Chicago quartet to rhapsodize campus

By Amy Wais

The NIU School of Music is hosting a Grammy award-winning musical ensemble on Sunday.

Chicago Pro Musica will perform at 7 p.m. in the Boutell Memorial Concert Hall located in the Music Building. They are appearing as part of the school’s Spring Guest Artist Series.

Chicago Pro Musica was awarded the Grammy as “Best New Classical Artist” in 1986, becoming the only ensemble in the history of the National Academy of Recording Arts and Sciences ever to achieve this distinction.

The ensemble is made up of several skilled musicians from the Chicago Symphony Orchestra, and was organized in 1979 by clarinetist John Bruce Yeh.

A large portion of their work is devoted to introducing works of contemporary composers as well as performing 20th-century masterpieces.

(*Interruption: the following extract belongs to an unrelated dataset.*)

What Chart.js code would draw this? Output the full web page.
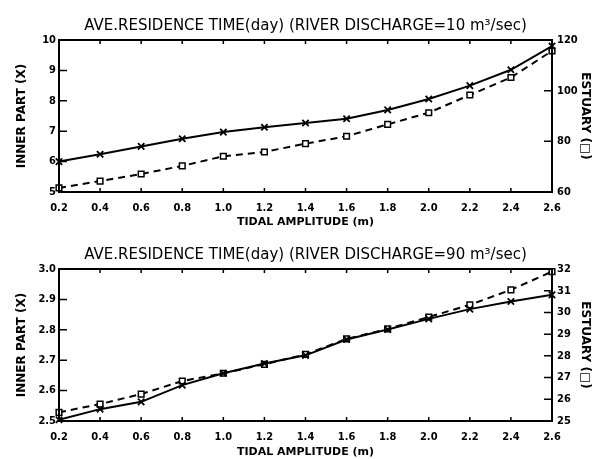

Chicago Pro Musica’s repertoire ranges from the Baroque era to the present day. They recently held a six-concert tour of Japan where they appeared on numerous television and radio broadcasts and premiered a new piece in Osaka.

The ensemble is of varying size, said Music Faculty Assistant Louise Pfuhl. A quartet will play Sunday, consisting of a violin, cello, piano and clarinet.

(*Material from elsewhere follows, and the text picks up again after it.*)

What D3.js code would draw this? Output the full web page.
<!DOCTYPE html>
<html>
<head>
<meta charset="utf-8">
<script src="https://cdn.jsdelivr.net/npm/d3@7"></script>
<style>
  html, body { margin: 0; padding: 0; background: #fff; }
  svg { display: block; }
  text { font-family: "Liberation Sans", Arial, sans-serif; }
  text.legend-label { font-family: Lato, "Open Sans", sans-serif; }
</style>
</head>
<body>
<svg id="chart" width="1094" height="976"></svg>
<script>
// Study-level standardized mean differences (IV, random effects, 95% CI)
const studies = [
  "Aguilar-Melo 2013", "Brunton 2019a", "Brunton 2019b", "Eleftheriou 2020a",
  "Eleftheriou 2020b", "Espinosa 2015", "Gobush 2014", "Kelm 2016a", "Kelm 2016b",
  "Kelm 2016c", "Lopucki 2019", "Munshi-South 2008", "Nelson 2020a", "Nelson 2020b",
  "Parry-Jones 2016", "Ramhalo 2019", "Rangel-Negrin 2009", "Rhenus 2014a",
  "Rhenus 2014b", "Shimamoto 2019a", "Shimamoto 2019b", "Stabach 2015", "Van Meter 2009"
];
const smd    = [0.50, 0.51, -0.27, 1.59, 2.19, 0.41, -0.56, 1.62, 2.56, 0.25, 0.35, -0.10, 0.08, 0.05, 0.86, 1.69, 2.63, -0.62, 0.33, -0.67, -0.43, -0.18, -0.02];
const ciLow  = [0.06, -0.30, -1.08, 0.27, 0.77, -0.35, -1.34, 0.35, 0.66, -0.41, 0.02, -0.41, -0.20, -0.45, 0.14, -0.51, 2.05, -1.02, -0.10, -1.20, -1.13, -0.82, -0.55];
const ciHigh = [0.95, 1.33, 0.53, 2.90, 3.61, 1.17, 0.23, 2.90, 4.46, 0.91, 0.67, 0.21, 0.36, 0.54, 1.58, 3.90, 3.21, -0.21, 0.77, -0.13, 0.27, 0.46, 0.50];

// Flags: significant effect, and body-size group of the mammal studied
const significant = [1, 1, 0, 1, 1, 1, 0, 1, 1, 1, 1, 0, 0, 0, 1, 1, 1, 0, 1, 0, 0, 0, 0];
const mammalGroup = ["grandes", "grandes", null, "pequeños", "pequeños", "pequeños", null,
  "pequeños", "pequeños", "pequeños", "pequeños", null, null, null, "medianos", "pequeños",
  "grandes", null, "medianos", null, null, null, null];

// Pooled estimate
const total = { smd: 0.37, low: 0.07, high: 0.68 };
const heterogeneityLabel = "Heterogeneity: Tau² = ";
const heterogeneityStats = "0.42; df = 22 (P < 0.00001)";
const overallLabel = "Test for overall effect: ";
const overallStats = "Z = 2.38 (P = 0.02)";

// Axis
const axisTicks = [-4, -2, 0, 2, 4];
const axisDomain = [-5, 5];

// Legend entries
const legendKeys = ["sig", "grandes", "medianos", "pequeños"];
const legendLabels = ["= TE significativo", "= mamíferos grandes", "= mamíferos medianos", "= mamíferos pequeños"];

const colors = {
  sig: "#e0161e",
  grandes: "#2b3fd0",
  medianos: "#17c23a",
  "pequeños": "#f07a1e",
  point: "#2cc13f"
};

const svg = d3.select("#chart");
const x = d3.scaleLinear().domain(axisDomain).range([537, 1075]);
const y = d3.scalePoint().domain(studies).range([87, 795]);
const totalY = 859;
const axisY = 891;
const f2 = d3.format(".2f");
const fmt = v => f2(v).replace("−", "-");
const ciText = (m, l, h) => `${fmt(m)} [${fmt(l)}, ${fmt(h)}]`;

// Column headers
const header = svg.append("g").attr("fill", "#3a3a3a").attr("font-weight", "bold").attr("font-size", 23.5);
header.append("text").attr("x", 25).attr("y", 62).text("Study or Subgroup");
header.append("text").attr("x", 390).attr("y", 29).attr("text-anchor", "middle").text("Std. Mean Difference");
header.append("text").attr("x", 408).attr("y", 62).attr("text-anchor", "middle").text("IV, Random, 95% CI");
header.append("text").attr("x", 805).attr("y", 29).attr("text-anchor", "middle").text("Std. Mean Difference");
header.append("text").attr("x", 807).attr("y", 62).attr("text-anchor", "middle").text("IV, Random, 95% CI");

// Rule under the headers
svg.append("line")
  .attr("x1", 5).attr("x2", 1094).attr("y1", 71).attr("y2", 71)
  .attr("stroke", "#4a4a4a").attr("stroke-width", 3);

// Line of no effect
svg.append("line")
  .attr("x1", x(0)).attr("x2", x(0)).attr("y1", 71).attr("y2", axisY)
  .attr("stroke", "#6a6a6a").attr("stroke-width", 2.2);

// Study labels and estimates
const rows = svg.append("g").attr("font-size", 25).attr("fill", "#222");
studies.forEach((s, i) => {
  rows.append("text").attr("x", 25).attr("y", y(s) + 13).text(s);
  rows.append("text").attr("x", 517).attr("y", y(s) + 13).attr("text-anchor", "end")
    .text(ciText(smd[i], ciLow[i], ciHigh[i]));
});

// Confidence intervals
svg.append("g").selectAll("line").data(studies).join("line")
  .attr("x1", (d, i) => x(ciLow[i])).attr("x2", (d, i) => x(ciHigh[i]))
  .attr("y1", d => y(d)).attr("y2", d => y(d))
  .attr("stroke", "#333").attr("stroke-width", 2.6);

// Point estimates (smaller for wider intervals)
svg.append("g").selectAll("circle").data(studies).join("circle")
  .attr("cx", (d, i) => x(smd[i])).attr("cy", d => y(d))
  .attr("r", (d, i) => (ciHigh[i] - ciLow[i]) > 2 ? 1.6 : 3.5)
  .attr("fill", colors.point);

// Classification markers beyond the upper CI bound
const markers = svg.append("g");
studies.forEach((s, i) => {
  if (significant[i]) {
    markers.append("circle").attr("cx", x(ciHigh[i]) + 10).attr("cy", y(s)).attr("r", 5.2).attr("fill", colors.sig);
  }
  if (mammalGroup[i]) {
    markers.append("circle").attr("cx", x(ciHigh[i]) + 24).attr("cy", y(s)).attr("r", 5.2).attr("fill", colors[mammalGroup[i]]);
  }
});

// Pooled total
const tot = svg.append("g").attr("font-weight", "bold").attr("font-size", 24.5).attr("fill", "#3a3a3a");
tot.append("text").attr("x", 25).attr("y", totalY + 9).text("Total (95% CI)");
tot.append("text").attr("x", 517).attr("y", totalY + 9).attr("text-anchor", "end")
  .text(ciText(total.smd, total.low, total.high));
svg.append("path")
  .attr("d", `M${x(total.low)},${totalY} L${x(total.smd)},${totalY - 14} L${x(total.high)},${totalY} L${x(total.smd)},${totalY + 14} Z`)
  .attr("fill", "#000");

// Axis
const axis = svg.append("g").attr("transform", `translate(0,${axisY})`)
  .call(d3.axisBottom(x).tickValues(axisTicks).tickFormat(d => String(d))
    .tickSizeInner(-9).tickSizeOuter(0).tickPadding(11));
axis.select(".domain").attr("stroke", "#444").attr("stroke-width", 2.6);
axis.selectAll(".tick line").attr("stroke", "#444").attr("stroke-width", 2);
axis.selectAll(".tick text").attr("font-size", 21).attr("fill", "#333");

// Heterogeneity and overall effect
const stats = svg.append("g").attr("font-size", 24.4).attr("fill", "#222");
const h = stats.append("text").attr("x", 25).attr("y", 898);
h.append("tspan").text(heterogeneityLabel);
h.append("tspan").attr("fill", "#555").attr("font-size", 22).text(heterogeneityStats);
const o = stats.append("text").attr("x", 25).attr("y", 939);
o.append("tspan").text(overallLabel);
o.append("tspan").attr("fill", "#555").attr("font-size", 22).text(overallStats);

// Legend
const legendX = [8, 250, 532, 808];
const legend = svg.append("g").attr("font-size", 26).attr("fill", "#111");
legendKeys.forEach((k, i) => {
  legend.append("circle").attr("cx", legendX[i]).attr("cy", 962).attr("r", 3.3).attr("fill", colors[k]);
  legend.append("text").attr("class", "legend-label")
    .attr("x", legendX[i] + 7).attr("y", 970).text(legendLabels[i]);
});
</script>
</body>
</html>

The program will include Largo by Charles Ives and Igor Stravinsky’s Suite from L’Histoire du Soldat, both for violin, clarinet and piano. Olivier Messiaen’s Quatuor pour la Fin du Temps for violin, clarinet, cello and piano, written while Messiaen was a prisoner in a concentration camp, also will be performed.

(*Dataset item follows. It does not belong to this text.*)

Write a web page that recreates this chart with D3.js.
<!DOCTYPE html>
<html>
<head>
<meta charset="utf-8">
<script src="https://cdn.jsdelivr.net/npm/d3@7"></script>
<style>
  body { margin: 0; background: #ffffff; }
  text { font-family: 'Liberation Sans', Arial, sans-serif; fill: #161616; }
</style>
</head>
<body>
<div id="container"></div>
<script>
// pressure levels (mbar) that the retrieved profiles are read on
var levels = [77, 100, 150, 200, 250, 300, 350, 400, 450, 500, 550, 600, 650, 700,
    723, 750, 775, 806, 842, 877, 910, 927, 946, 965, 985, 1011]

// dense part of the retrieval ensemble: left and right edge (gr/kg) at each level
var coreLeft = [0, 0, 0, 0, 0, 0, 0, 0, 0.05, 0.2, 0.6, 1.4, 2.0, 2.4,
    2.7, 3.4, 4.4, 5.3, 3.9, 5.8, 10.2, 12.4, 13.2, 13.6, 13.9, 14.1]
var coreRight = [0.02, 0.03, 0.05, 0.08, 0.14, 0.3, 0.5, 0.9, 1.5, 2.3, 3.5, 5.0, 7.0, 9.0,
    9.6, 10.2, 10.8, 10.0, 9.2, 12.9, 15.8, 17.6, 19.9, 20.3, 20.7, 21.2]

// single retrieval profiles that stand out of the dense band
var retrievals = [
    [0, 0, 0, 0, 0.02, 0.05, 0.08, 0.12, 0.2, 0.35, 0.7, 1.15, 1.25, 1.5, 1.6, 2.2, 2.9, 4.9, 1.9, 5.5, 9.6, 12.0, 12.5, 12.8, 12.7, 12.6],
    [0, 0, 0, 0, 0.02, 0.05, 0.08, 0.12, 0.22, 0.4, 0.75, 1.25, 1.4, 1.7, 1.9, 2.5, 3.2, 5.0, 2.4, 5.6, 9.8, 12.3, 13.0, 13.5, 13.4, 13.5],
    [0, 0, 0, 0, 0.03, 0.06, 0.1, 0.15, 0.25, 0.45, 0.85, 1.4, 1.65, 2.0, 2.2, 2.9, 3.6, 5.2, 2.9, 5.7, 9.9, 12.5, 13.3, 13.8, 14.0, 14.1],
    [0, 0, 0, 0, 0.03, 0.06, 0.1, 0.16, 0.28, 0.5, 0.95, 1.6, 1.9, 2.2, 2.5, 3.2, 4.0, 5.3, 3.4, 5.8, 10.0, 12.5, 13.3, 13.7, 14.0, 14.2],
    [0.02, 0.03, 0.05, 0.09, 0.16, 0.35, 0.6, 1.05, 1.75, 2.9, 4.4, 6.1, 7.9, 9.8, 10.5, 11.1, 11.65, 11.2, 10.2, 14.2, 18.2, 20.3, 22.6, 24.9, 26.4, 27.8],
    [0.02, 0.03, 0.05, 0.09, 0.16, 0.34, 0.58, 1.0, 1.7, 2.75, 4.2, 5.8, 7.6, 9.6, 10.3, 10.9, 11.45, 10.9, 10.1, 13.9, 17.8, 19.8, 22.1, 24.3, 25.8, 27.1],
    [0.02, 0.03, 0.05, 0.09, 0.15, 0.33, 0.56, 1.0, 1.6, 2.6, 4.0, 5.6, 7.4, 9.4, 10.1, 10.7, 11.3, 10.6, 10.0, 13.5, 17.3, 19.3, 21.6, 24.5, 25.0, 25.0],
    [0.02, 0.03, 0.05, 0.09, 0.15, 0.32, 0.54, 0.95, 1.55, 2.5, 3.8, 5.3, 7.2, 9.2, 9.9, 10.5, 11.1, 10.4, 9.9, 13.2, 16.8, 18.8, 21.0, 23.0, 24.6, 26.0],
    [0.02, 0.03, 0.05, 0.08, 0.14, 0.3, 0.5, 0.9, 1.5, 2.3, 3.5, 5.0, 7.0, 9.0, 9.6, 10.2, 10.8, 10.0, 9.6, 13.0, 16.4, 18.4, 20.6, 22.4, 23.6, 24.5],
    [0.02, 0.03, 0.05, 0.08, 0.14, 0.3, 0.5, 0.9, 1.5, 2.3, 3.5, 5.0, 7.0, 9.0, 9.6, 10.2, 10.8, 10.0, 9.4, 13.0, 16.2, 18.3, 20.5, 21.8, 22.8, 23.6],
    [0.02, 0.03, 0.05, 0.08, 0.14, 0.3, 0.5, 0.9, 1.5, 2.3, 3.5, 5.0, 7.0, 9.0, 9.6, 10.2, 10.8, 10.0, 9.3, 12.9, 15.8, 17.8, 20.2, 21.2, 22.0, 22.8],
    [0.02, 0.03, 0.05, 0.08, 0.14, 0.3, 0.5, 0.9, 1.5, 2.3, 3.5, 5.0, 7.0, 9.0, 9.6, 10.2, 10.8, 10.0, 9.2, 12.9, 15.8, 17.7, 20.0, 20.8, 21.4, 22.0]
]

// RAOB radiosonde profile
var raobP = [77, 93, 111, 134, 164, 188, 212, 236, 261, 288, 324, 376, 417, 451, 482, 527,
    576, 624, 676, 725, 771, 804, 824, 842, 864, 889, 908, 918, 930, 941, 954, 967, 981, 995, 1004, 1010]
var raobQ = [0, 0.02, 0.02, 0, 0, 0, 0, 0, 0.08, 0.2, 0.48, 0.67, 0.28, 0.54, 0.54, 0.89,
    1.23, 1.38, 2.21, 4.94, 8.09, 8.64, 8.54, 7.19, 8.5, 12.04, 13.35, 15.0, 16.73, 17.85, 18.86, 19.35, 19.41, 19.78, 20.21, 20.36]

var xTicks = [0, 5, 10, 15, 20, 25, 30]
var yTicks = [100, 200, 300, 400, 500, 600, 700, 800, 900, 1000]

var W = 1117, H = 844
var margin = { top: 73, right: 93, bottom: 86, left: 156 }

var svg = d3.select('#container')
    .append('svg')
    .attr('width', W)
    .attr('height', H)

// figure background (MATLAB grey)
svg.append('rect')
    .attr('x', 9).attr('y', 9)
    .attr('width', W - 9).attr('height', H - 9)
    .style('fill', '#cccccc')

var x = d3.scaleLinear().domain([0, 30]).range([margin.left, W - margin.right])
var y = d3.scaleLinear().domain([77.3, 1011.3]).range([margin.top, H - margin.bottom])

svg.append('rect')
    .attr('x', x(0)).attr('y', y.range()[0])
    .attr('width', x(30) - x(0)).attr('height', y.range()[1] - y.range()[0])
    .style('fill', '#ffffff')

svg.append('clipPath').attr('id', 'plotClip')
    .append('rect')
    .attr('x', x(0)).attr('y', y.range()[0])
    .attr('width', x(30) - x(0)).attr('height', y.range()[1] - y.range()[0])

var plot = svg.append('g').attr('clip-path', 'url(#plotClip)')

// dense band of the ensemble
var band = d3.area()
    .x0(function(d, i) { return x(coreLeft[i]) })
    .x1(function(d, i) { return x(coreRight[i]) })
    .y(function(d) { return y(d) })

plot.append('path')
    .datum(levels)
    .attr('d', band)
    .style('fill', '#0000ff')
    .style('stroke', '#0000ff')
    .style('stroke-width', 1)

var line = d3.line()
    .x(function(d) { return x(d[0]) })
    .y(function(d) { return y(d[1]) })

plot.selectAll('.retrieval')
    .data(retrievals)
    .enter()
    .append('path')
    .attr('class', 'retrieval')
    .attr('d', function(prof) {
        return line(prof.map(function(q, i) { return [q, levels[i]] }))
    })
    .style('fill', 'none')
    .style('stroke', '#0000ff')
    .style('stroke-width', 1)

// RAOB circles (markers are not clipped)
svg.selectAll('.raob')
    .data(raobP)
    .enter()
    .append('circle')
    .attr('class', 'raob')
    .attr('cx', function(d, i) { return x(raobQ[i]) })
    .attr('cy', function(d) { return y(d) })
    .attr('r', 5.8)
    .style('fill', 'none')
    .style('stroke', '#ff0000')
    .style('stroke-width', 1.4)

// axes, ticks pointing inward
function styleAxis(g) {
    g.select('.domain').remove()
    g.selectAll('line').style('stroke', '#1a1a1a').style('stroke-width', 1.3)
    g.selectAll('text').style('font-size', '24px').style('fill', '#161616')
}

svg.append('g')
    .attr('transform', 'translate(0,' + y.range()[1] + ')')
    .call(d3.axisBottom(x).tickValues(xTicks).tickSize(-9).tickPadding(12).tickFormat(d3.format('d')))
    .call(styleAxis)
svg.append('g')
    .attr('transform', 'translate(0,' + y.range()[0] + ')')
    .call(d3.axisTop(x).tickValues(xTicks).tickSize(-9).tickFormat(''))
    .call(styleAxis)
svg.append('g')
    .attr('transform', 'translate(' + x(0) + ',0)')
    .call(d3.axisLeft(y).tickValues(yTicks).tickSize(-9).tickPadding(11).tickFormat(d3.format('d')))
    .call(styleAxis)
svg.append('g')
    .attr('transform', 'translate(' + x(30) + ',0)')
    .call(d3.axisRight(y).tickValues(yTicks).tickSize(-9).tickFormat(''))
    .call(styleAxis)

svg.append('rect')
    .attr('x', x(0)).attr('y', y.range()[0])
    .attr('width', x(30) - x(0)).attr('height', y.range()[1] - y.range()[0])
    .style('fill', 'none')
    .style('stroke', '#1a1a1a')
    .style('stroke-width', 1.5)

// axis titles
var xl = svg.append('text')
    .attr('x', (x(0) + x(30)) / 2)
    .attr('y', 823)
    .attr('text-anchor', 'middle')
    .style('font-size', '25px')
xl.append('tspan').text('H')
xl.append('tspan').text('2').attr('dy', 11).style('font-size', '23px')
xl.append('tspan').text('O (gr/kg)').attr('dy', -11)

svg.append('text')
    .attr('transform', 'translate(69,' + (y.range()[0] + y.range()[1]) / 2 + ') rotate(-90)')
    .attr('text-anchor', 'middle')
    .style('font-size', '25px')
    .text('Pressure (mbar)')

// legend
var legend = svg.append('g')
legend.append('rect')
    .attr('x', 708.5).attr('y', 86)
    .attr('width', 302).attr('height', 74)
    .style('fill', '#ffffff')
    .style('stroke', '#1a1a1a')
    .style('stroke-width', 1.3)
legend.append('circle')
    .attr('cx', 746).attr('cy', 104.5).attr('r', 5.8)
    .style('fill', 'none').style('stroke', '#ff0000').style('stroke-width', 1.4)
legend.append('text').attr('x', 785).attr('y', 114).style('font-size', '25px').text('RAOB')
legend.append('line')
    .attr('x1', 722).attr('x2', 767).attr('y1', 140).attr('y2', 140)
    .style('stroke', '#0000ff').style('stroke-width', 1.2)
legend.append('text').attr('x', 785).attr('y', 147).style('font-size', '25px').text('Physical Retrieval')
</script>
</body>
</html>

Pianist and composer Easley Blackwood, who is a member of the quartet and studied with Messiaen, will be speaking Sunday at 4 p.m. in the Music building, Rm. 201 about Messiaen’s piece.

Pfuhl said, “This is a very famous and well known group. We are very lucky to have them performing on our campus. Besides that, the price is right.”

The cost of tickets is $5 for adults and $2 for students and senior citizens. Tickets may be purchased at the door.